Adrián Ortiz Romero Cuevas
Uno de los retos más importantes que enfrentarán los gobiernos actuales y futuros en nuestra entidad, es conseguir una gestión efectiva de la interculturalidad y de la pluriculturalidad étnica, que logre pasar del discurso a los hechos. Ambos, son términos que se aplican generalmente en un contexto aspiracional, políticamente correcto —y hasta romantizado— del discurso institucional, pero que para su potencial materialización necesitan mucho más que retórica y buenas intenciones en cuanto a las relaciones entre los poderes públicos y el llamado “cuarto nivel de gobierno indígena” en Oaxaca, y en México.
En efecto, de inicio vale la pena entender a qué se refiere cada uno de esos conceptos. En términos muy simples, la interculturalidad hace referencia a la interacción entre diferentes culturas, donde ninguna se considera superior a otra. Implica un diálogo respetuoso y un intercambio mutuo de conocimientos, valores y tradiciones. Ahora bien, el concepto de pluriculturalidad hace referencia al proceso de construcción de relaciones equitativas entre culturas, basado en el reconocimiento de la diversidad y la promoción de la igualdad de oportunidades. Implica una transformación de las estructuras sociales y las relaciones de poder que históricamente han marginado a las culturas indígenas.
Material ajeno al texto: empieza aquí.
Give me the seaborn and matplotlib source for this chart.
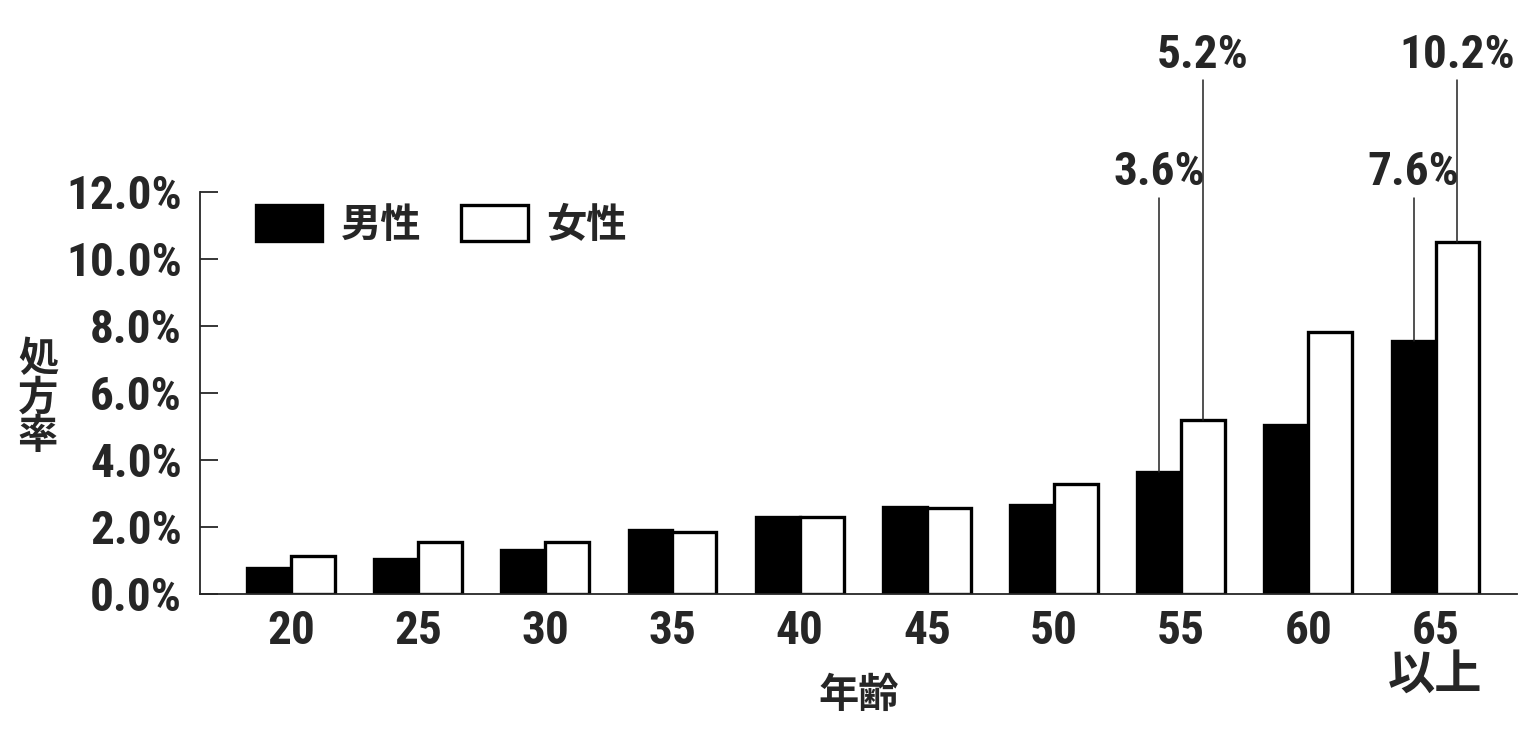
import matplotlib
matplotlib.use("Agg")
import matplotlib.pyplot as plt
from matplotlib import font_manager
import pandas as pd
import seaborn as sns

ages = ["20", "25", "30", "35", "40", "45", "50", "55", "60", "65\n以上"]
male = [0.78, 1.04, 1.31, 1.91, 2.30, 2.60, 2.65, 3.64, 5.04, 7.55]
female = [1.12, 1.55, 1.55, 1.85, 2.30, 2.58, 3.28, 5.19, 7.82, 10.50]
sexes = ["男性", "女性"]

annot_age = ["55", "55", "65\n以上", "65\n以上"]
annot_sex = ["男性", "女性", "男性", "女性"]
annot_text = ["3.6%", "5.2%", "7.6%", "10.2%"]

df = pd.DataFrame({
    "年齢": ages * 2,
    "処方率": male + female,
    "性別": [sexes[0]] * len(ages) + [sexes[1]] * len(ages),
})

sns.set_style("ticks")
names = {f.name for f in font_manager.fontManager.ttflist}
num_font = "DejaVu Sans"
for cand in ["Roboto Condensed", "Liberation Sans Narrow", "Open Sans Condensed"]:
    if cand in names:
        num_font = cand
        break
fam = [num_font, "Noto Sans CJK JP", "DejaVu Sans"]
plt.rcParams["font.family"] = fam
plt.rcParams["font.weight"] = "bold"
plt.rcParams["axes.labelweight"] = "bold"

fig = plt.figure(figsize=(15.36, 7.42), dpi=100)
ax = fig.add_axes([0.1302, 0.1995, 0.8574, 0.5418])

sns.barplot(data=df, x="年齢", y="処方率", hue="性別", order=ages,
            hue_order=sexes, palette={"男性": "black", "女性": "white"},
            edgecolor="black", linewidth=2.4, width=0.69, saturation=1,
            errorbar=None, ax=ax)

ax.set_xlim(-0.715, 9.64)
ax.set_ylim(0, 12)
ax.set_yticks(range(0, 13, 2))
ax.set_yticklabels([f"{v:.1f}%" for v in range(0, 13, 2)])
ax.tick_params(axis="y", direction="in", length=13, width=1.3, pad=13,
               labelsize=34)
ax.tick_params(axis="x", length=0, pad=11, labelsize=34)
for lab in ax.get_xticklabels():
    lab.set_linespacing(1.0)
sns.despine(ax=ax)
for s in ["left", "bottom"]:
    ax.spines[s].set_linewidth(1.3)

ax.set_ylabel("処\n方\n率", rotation=0, fontsize=29, linespacing=1.0,
              va="center", ha="center", fontweight="bold")
ax.yaxis.set_label_coords(-0.123, 0.4876)
ax.set_xlabel("年齢", fontsize=29, fontweight="bold")
ax.xaxis.set_label_coords(0.5, -0.254)
ax.xaxis.label.set_va("center")

# annotations above the 55 and 65+ bars
line_top = {"男性": 11.82, "女性": 15.34}
text_base = {"男性": 12.2, "女性": 15.7}
for a, s, t in zip(annot_age, annot_sex, annot_text):
    bar = ax.containers[sexes.index(s)][ages.index(a)]
    x = bar.get_x() + bar.get_width() / 2
    ax.plot([x, x], [bar.get_height(), line_top[s]], color="#222222",
            lw=1.1, clip_on=False, zorder=1)
    ax.text(x, text_base[s], t, ha="center", va="baseline", fontsize=34,
            fontweight="bold")

handles, labels = ax.get_legend_handles_labels()
ax.legend(handles, labels, loc="center left", bbox_to_anchor=(0.0425, 0.918),
          ncol=2, frameon=False, fontsize=29, handlelength=1.65,
          handleheight=1.0, handletextpad=0.45, columnspacing=1.0,
          borderpad=0, borderaxespad=0)

fig.savefig("out.png", dpi=100)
Los retos, en esa materia, no son menores: de inicio, es necesario plasmar correcta y suficientemente dichos conceptos en el texto constitucional local, para que desde ahí pueda haber un despliegue institucional correcto de todo lo que se podría necesitar tanto para adecuar integralmente la legislación estatal a esa visión, como para implementar políticas y acciones efectivas tendientes a generar esta sinergia que hoy parece existir, aunque en los hechos produce fricciones constantes en la relación de los tres ámbitos de gobierno —federal, estatal, municipal— con el ámbito de gobierno indígena que está en francas vías de reconocimiento como una forma alternativa de organización política, social, económica y demás, a las planteadas por la Constitución de la República (en los artículos 2 y 115) para los municipios en el país.
Ese es un primer reto, que luego se topa con las distintas visiones del desarrollo existentes en un marco de pluriculturalidad. ¿Cómo armonizar la visión del desarrollo de las culturas occidentalizadas con respecto a lo que aspiran o esperan los pueblos indígenas respecto a sus tierras, aguas, comunidades o personas integrantes? Ese ha sido uno de los retos más profundos que presenta Oaxaca: hacer coincidir, por ejemplo, los beneficios de un megaproyecto industrial —llámese un canal interoceánico, infraestructura eólica, represa de aguas o la explotación de recursos naturales como en bosques, subsuelo o minas, entre otros— con lo que una comunidad originaria desea como destino para su entorno.
Nadie —se supone— debería pasar por encima de nadie en el establecimiento o la convivencia entre las visiones del desarrollo. Justo a eso se refiere el concepto de la interculturalidad: todos y todas valen lo mismo, y todas las visiones del desarrollo y los conceptos del mundo tienen la misma valía. Ahí, pues, tendrán que radicar las concepciones del ejercicio de la política, las relaciones de poder y las exigencias entre ámbitos de gobierno.
Quién sabe si, más allá del discurso, en las instancias encargadas de la gestión de la gobernabilidad en los ámbitos estatal y federal, están claros de ello, y de los enormes retos que ello implica para Oaxaca en los siguientes lustros.
Lo importante, insistimos, radica en poder pasar sustantivamente del discurso a los hechos. Veremos.